Wherever a line holds the string "this", copy that line.

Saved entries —
::::
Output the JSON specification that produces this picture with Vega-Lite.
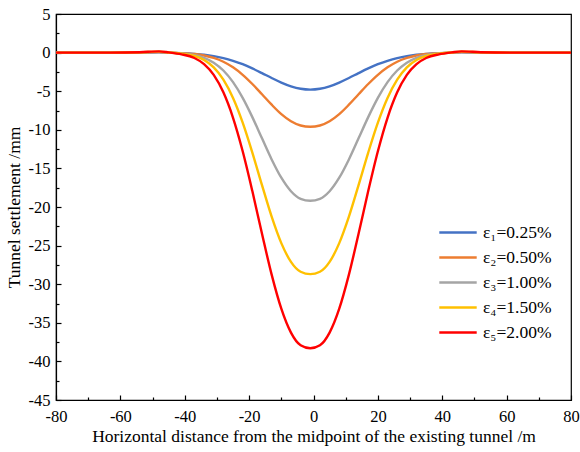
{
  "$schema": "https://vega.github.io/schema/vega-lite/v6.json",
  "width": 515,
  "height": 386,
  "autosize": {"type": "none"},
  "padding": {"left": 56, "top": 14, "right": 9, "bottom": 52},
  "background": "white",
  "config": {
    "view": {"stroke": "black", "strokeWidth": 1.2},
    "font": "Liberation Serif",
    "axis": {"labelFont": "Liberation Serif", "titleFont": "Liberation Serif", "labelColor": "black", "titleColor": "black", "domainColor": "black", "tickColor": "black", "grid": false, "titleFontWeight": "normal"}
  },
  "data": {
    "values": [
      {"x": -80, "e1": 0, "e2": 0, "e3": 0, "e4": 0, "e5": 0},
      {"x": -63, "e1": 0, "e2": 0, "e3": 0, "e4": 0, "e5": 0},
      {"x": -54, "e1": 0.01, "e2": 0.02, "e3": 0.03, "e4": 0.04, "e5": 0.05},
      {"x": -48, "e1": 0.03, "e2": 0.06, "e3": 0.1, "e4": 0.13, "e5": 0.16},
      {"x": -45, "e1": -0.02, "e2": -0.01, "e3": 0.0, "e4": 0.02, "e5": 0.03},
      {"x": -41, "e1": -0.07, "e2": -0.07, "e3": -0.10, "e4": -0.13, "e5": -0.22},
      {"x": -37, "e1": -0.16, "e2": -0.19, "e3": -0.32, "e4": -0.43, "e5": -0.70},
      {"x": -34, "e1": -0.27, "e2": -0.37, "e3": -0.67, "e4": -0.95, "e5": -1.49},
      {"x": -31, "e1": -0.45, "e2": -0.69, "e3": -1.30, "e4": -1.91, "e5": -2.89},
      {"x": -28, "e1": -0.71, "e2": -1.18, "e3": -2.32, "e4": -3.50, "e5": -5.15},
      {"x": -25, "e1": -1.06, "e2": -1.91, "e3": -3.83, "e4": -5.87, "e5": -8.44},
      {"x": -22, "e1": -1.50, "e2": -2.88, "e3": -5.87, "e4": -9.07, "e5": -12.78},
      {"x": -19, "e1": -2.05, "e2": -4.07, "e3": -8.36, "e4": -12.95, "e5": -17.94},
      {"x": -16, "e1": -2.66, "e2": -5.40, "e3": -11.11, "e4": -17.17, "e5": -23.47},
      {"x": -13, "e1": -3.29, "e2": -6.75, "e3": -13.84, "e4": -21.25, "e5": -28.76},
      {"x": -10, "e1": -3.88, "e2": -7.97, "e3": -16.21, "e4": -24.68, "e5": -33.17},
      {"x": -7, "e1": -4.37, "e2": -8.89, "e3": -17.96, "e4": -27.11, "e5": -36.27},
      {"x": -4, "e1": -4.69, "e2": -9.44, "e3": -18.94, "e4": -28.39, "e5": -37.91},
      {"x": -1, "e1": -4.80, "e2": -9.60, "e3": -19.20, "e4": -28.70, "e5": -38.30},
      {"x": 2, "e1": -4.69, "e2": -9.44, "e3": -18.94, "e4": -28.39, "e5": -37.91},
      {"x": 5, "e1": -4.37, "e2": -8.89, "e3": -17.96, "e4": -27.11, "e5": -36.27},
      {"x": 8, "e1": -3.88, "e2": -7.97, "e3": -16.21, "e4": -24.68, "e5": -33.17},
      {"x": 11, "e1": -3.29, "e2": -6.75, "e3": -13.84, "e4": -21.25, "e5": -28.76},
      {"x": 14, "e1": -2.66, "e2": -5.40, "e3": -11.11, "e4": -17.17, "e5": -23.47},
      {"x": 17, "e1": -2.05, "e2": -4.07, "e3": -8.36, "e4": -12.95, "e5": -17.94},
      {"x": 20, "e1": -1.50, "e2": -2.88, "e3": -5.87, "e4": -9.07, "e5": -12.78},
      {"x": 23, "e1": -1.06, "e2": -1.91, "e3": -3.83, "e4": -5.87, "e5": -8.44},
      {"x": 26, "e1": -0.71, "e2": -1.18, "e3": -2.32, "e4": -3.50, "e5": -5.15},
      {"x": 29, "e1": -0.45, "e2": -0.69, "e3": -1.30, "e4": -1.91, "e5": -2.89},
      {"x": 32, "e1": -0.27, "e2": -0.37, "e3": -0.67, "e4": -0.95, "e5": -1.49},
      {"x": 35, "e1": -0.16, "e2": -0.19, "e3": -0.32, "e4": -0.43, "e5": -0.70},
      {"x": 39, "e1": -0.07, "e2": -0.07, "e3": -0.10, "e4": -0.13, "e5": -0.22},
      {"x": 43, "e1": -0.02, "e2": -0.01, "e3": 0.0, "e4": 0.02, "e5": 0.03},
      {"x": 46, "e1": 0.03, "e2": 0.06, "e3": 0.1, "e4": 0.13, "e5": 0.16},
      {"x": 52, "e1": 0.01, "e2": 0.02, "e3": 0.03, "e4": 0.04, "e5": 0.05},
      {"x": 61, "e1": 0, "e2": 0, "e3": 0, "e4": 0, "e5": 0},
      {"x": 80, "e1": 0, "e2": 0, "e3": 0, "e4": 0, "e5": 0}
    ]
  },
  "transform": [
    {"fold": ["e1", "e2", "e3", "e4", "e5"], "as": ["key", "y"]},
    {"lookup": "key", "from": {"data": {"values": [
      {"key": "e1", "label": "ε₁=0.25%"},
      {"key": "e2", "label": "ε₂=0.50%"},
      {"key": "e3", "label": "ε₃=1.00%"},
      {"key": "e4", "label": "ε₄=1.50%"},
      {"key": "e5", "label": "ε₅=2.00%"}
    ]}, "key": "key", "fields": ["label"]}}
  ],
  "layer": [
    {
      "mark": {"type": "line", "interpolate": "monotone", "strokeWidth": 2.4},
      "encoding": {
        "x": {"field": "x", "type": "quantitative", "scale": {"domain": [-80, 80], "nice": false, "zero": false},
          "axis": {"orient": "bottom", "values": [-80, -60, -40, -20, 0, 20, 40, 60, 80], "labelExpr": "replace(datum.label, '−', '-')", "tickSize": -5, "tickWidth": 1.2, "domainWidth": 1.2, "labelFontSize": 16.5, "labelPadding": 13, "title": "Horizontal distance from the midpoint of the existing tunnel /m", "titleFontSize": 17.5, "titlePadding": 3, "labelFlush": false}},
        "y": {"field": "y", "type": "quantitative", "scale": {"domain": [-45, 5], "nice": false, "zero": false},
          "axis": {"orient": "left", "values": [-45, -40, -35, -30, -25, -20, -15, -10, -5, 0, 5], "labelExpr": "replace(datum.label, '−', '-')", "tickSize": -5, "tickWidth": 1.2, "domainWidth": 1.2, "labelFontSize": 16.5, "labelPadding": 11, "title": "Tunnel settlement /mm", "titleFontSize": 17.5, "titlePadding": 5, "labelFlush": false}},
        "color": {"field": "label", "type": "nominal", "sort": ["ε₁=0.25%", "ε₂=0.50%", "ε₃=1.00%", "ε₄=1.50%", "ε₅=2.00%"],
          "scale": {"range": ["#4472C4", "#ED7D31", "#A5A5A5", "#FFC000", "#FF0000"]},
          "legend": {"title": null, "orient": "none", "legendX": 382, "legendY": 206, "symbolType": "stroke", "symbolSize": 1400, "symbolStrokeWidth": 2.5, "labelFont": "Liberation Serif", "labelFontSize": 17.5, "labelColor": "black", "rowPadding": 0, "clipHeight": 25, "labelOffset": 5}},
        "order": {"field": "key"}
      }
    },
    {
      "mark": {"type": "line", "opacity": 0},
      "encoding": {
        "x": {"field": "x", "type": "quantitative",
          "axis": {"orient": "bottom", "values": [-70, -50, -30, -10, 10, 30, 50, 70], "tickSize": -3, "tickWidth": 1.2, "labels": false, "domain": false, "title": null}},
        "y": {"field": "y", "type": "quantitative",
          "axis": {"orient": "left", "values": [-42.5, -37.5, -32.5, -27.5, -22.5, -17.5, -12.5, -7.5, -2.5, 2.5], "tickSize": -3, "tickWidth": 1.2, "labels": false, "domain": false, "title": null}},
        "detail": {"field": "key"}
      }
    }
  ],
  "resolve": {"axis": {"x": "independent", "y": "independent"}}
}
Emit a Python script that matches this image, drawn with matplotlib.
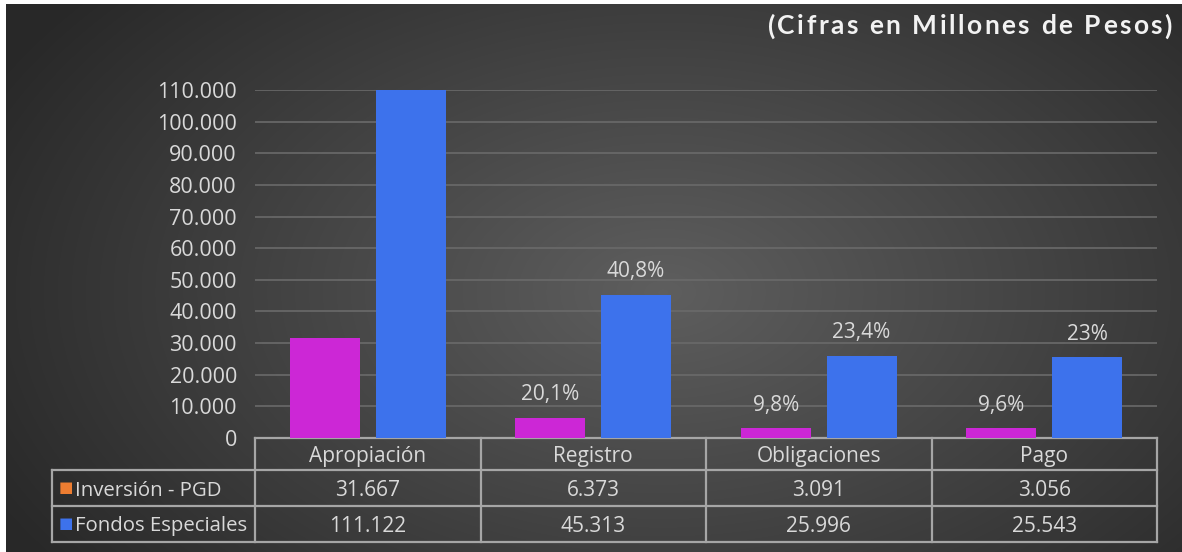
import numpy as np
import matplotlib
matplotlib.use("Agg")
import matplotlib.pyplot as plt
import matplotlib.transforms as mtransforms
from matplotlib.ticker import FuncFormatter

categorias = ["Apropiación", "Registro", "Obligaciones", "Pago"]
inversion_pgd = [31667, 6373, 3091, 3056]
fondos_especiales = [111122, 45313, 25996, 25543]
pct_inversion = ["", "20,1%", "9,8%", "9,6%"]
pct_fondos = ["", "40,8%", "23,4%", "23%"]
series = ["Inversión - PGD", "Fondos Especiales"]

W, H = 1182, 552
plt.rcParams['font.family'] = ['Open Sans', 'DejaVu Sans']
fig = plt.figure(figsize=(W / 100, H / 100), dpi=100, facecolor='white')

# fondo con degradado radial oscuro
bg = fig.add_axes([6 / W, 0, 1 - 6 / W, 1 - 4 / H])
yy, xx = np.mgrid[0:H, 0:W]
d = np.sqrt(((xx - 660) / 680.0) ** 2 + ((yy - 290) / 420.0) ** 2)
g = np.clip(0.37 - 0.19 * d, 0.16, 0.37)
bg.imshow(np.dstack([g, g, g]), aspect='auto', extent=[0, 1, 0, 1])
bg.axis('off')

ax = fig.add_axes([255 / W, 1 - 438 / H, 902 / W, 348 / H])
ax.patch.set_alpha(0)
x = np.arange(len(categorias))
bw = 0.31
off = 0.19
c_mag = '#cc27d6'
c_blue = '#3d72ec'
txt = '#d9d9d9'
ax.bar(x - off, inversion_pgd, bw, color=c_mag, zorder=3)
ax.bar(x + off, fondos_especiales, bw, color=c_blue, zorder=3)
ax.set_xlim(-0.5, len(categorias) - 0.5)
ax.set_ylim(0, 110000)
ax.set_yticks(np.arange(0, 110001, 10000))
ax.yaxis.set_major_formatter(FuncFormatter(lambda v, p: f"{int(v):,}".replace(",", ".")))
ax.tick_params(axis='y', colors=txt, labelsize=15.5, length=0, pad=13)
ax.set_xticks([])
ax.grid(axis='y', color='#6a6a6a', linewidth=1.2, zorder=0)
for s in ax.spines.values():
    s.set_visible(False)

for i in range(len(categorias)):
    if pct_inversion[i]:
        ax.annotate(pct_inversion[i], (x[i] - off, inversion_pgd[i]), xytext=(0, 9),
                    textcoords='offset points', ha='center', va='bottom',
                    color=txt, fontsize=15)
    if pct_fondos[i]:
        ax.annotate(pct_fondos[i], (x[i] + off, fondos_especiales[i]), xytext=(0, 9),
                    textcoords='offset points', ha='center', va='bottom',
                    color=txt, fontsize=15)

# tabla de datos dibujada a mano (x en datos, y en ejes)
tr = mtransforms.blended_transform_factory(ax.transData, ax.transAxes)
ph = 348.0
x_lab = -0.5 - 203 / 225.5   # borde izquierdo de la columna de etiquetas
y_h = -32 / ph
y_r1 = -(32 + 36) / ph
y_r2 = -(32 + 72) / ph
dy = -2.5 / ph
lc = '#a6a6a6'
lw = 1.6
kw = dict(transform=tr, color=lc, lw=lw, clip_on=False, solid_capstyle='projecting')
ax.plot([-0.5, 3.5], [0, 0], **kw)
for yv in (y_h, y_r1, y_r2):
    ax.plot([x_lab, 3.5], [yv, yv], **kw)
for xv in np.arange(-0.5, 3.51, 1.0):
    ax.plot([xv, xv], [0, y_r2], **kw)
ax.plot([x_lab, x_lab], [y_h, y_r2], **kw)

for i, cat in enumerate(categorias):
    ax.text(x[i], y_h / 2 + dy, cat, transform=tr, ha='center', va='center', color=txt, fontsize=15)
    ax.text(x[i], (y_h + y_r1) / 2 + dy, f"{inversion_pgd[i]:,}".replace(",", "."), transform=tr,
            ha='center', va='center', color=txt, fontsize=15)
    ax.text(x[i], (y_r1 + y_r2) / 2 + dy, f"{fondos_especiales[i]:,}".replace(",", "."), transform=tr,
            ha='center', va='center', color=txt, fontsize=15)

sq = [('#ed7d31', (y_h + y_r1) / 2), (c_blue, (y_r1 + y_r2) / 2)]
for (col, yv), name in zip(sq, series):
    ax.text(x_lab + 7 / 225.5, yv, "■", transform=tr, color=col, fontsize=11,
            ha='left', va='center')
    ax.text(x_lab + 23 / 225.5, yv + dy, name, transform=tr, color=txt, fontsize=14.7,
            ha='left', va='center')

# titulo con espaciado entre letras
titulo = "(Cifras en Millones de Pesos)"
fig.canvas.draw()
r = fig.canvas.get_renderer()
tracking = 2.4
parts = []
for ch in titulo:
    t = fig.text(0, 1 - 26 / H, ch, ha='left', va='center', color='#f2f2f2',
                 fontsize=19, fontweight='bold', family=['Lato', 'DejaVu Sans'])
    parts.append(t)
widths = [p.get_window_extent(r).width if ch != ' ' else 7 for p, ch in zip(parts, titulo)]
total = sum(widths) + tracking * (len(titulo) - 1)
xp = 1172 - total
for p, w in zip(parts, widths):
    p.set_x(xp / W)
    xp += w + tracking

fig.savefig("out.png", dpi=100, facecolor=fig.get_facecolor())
::::
Answer to the problem —
Output the JSON specification that produces this picture with Vega-Lite.
Emit a Python script that matches this image, drawn with matplotlib.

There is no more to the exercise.